In one example a water flow analysis log (pulsed spectral gamma log) was run to determine water flow velocity and direction behind two strings of casing for an injection well. The well was located near two producing wells, a water-source well, and another production company's well in West Texas.

The injection well was drilled, completed, and remedially cemented twice to stop gas flow. After squeezing, a water spot appeared on the ground near the water-source well. The water was analyzed, and it was determined that the water-source well was not the source of the water spot.

A water flow analysis log was run on each individual well after shut-in to isolate the source of the flow. The log determined that the other operator's well was the source of the unwanted water flow. The water from the other well was traveling to the surface through the annulus of the injection well and a naturally occurring fracture network. As a result, the water injection from the other operator's well was shut off with a foam cement job.

In another example a fluid density log, temperature, pressure, and spinner tools provided information on a gas- producing well that was experiencing high water production.

The fluid density log indicated that the well bore fluid was all water. A decrease in fluid density near the perforations indicated additional gas production.

The temperature log showed a warming anomaly that indicated liquids were entering the well bore. A decrease in temperature showed gas entering the well bore just above the warming anomaly. The gas entry was caused by gas expansion.

The differential pressure log showed the difference between two pressure measurements at a set interval. The log indicated both fluid movement and gas entry at different intervals in the well bore.

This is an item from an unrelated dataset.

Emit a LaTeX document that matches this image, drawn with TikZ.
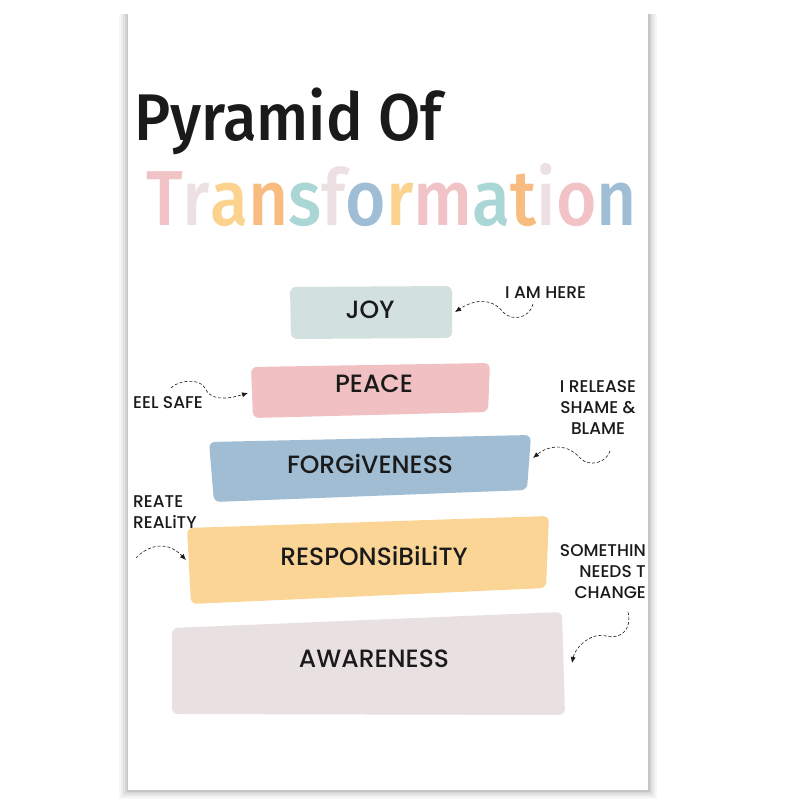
\documentclass[tikz,border=0pt]{standalone}
\usepackage{fontspec}
\setmainfont{Poppins Medium}
\newfontfamily\titlefont{Fira Sans Medium}
\definecolor{rosa}{HTML}{F2C3C6}
\definecolor{gris}{HTML}{ECE0E2}
\definecolor{amarillo}{HTML}{FBD38E}
\definecolor{naranja}{HTML}{F8BC80}
\definecolor{turquesa}{HTML}{AAD6D6}
\definecolor{azul}{HTML}{9FBDD5}
\definecolor{cjoy}{HTML}{D3E0E0}
\definecolor{cpeace}{HTML}{F0C0C2}
\definecolor{cforgive}{HTML}{A0BDD3}
\definecolor{cresp}{HTML}{FBD595}
\definecolor{caware}{HTML}{E9E0E1}
\definecolor{tinta}{HTML}{1A1A1A}
\tikzset{
  caja/.style={rounded corners=6},
  etiqueta/.style={font=\fontsize{25}{25}\selectfont, text=tinta},
  nota/.style={font=\fontsize{17}{21}\selectfont, text=tinta, inner sep=0pt, align=center},
  flecha/.style={densely dashed, semithick, tinta, -{Latex[length=6pt,width=5pt]}}
}
\usetikzlibrary{arrows.meta}
\begin{document}
\begin{tikzpicture}[x=1pt,y=-1pt]
    \useasboundingbox (0,0) rectangle (800,800);
    % Sombra de la hoja
    \foreach \d/\o in {9/0.03,7/0.04,5/0.05,3/0.06,1.5/0.07}
        \fill[black,opacity=\o] (128-\d,14) rectangle (648+\d,790+\d);
    \fill[white] (128,12) rectangle (648,790);
    \begin{scope}
    \clip (128,12) rectangle (647,790);
    % Titulo
    \node[anchor=base west, inner sep=0pt, text=tinta, font=\titlefont\fontsize{66}{66}\selectfont] (titulo) at (134,140)
        {\scalebox{0.93}[1]{Pyramid Of}};
    \node[anchor=base west, inner sep=0pt, font=\titlefont\fontsize{78}{78}\selectfont] (subtitulo) at (146,225)
        {\scalebox{0.89}[1]{\color{rosa}T\color{gris}r\color{amarillo}a\color{naranja}n\color{turquesa}s\color{gris}f\color{azul}o\color{amarillo}r\color{rosa}m\color{turquesa}a\color{naranja}t\color{gris}i\color{rosa}o\color{azul}n}};
    % Cajas de la piramide
    \fill[cjoy, caja] (290,287) -- (452,286) -- (452,338) -- (291,339) -- cycle;
    \fill[cpeace, caja] (251,367) -- (490,363) -- (488,412) -- (253,418) -- cycle;
    \fill[cforgive, caja] (209,442) -- (531,435) -- (527,490) -- (214,502) -- cycle;
    \fill[cresp, caja] (187,528) -- (549,516) -- (546,588) -- (191,604) -- cycle;
    \fill[caware, caja] (172,628) -- (562,612) -- (565,715) -- (172,714) -- cycle;
    % Textos de las cajas
    \node[etiqueta] (joy) at (370,310) {JOY};
    \node[etiqueta] (peace) at (374,384) {PEACE};
    \node[etiqueta] (forgive) at (370,464) {FORGiVENESS};
    \node[etiqueta] (resp) at (374,556) {RESPONSiBiLiTY};
    \node[etiqueta] (aware) at (374,659) {AWARENESS};
    % Bordes de las cajas para las flechas
    \coordinate (joyE) at (455,312);
    \coordinate (peaceW) at (248,393);
    \coordinate (forgiveE) at (533,458);
    \coordinate (respW) at (186,560);
    \coordinate (awareE) at (572,663);
    % Notas
    \node[nota, anchor=west] (aqui) at (505,293) {I AM HERE};
    \node[nota, anchor=west] (seguro) at (133,403) {EEL SAFE};
    \node[nota, anchor=north] (suelto) at (598,380) {I RELEASE\\SHAME \&\\BLAME};
    \node[nota, anchor=north west, align=left] (creo) at (133,495) {REATE\\REALiTY};
    \node[nota, anchor=north east, align=right] (cambio) at (646,544) {SOMETHIN\\NEEDS T\\CHANGE};
    % Puntos de salida de las flechas
    \coordinate (aquiS) at (533,304);
    \coordinate (seguroS) at (171,388);
    \coordinate (sueltoS) at (610,451);
    \coordinate (creoS) at (136,558);
    \coordinate (cambioS) at (628,612);
    % Flechas punteadas
    \draw[flecha] (aquiS) .. controls (530,318) and (512,322) .. (503,312)
        .. controls (494,300) and (478,297) .. (joyE);
    \draw[flecha] (seguroS) .. controls (178,380) and (200,378) .. (205,388)
        .. controls (210,400) and (225,400) .. (peaceW);
    \draw[flecha] (sueltoS) .. controls (607,462) and (590,468) .. (580,458)
        .. controls (568,444) and (550,444) .. (forgiveE);
    \draw[flecha] (creoS) .. controls (145,548) and (165,538) .. (respW);
    \draw[flecha] (cambioS) .. controls (632,628) and (622,640) .. (606,636)
        .. controls (590,632) and (575,648) .. (awareE);
    \end{scope}
\end{tikzpicture}
\end{document}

The logging data indicated that the well bore was completely filled with water below the perforations. Above the perforations, the pipe contained 60% water and 40% gas. The analysis indicated that treating the water-producing zone should eliminate the water without minimizing gas production levels.

REFERENCE

1. Crook, R., Haidar, S., and Hard),, M., "Conformance Control Extends Well Life," Paper No. ADSPE 105, Abu Dhabi International Petroleum Exhibition and Conference, Abu Dhabi, Oct. 1619, 1994.